What to do: Pictures within the data are to be left out; everything else must be reproduced exactly.

-- -- --

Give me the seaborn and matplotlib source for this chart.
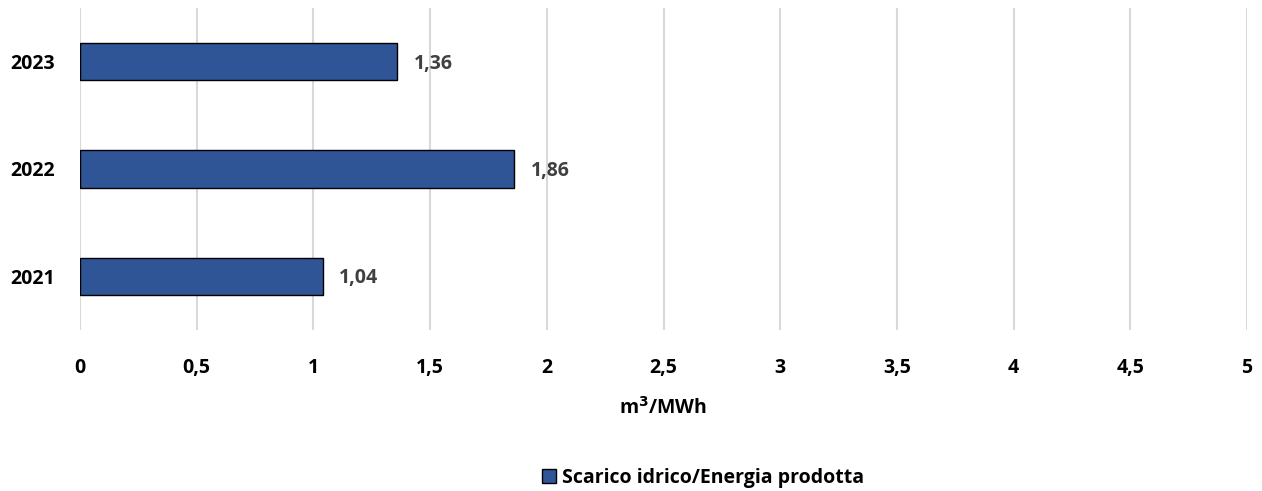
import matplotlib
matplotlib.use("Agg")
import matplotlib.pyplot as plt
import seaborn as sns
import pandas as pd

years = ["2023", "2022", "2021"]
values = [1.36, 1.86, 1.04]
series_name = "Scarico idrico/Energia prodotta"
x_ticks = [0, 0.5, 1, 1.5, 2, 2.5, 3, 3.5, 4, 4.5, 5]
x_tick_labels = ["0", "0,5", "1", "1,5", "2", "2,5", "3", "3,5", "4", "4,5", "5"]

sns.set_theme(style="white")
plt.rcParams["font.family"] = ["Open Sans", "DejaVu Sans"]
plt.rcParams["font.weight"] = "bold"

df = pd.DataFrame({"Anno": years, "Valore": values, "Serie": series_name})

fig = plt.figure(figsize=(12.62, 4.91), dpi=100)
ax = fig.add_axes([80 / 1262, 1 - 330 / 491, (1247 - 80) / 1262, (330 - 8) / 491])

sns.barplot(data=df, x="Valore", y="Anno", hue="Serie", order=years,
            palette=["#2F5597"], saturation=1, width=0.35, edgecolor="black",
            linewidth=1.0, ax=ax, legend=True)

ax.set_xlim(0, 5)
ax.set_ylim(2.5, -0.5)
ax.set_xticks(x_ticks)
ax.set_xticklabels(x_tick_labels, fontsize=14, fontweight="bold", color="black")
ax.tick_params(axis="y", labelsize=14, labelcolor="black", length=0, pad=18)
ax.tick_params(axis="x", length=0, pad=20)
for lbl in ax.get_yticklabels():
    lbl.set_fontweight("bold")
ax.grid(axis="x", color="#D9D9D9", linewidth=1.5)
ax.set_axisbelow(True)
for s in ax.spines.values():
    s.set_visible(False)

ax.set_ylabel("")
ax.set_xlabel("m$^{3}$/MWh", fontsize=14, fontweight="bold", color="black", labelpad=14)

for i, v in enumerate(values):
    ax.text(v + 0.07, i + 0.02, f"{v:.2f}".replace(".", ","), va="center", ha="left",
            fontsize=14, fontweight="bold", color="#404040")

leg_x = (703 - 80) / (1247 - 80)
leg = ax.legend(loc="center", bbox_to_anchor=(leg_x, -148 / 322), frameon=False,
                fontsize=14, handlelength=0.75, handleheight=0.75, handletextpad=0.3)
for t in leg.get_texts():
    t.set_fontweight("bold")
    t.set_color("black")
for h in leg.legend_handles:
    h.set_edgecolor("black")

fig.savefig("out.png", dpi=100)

-- -- --

Answer to the exercise:
Give me the seaborn and matplotlib source for this chart.
import matplotlib
matplotlib.use("Agg")
import matplotlib.pyplot as plt
import seaborn as sns
import pandas as pd

years = ["2023", "2022", "2021"]
values = [1.36, 1.86, 1.04]
series_name = "Scarico idrico/Energia prodotta"
x_ticks = [0, 0.5, 1, 1.5, 2, 2.5, 3, 3.5, 4, 4.5, 5]
x_tick_labels = ["0", "0,5", "1", "1,5", "2", "2,5", "3", "3,5", "4", "4,5", "5"]

sns.set_theme(style="white")
plt.rcParams["font.family"] = ["Open Sans", "DejaVu Sans"]
plt.rcParams["font.weight"] = "bold"

df = pd.DataFrame({"Anno": years, "Valore": values, "Serie": series_name})

fig = plt.figure(figsize=(12.62, 4.91), dpi=100)
ax = fig.add_axes([80 / 1262, 1 - 330 / 491, (1247 - 80) / 1262, (330 - 8) / 491])

sns.barplot(data=df, x="Valore", y="Anno", hue="Serie", order=years,
            palette=["#2F5597"], saturation=1, width=0.35, edgecolor="black",
            linewidth=1.0, ax=ax, legend=True)

ax.set_xlim(0, 5)
ax.set_ylim(2.5, -0.5)
ax.set_xticks(x_ticks)
ax.set_xticklabels(x_tick_labels, fontsize=14, fontweight="bold", color="black")
ax.tick_params(axis="y", labelsize=14, labelcolor="black", length=0, pad=18)
ax.tick_params(axis="x", length=0, pad=20)
for lbl in ax.get_yticklabels():
    lbl.set_fontweight("bold")
ax.grid(axis="x", color="#D9D9D9", linewidth=1.5)
ax.set_axisbelow(True)
for s in ax.spines.values():
    s.set_visible(False)

ax.set_ylabel("")
ax.set_xlabel("m$^{3}$/MWh", fontsize=14, fontweight="bold", color="black", labelpad=14)

for i, v in enumerate(values):
    ax.text(v + 0.07, i + 0.02, f"{v:.2f}".replace(".", ","), va="center", ha="left",
            fontsize=14, fontweight="bold", color="#404040")

leg_x = (703 - 80) / (1247 - 80)
leg = ax.legend(loc="center", bbox_to_anchor=(leg_x, -148 / 322), frameon=False,
                fontsize=14, handlelength=0.75, handleheight=0.75, handletextpad=0.3)
for t in leg.get_texts():
    t.set_fontweight("bold")
    t.set_color("black")
for h in leg.legend_handles:
    h.set_edgecolor("black")

fig.savefig("out.png", dpi=100)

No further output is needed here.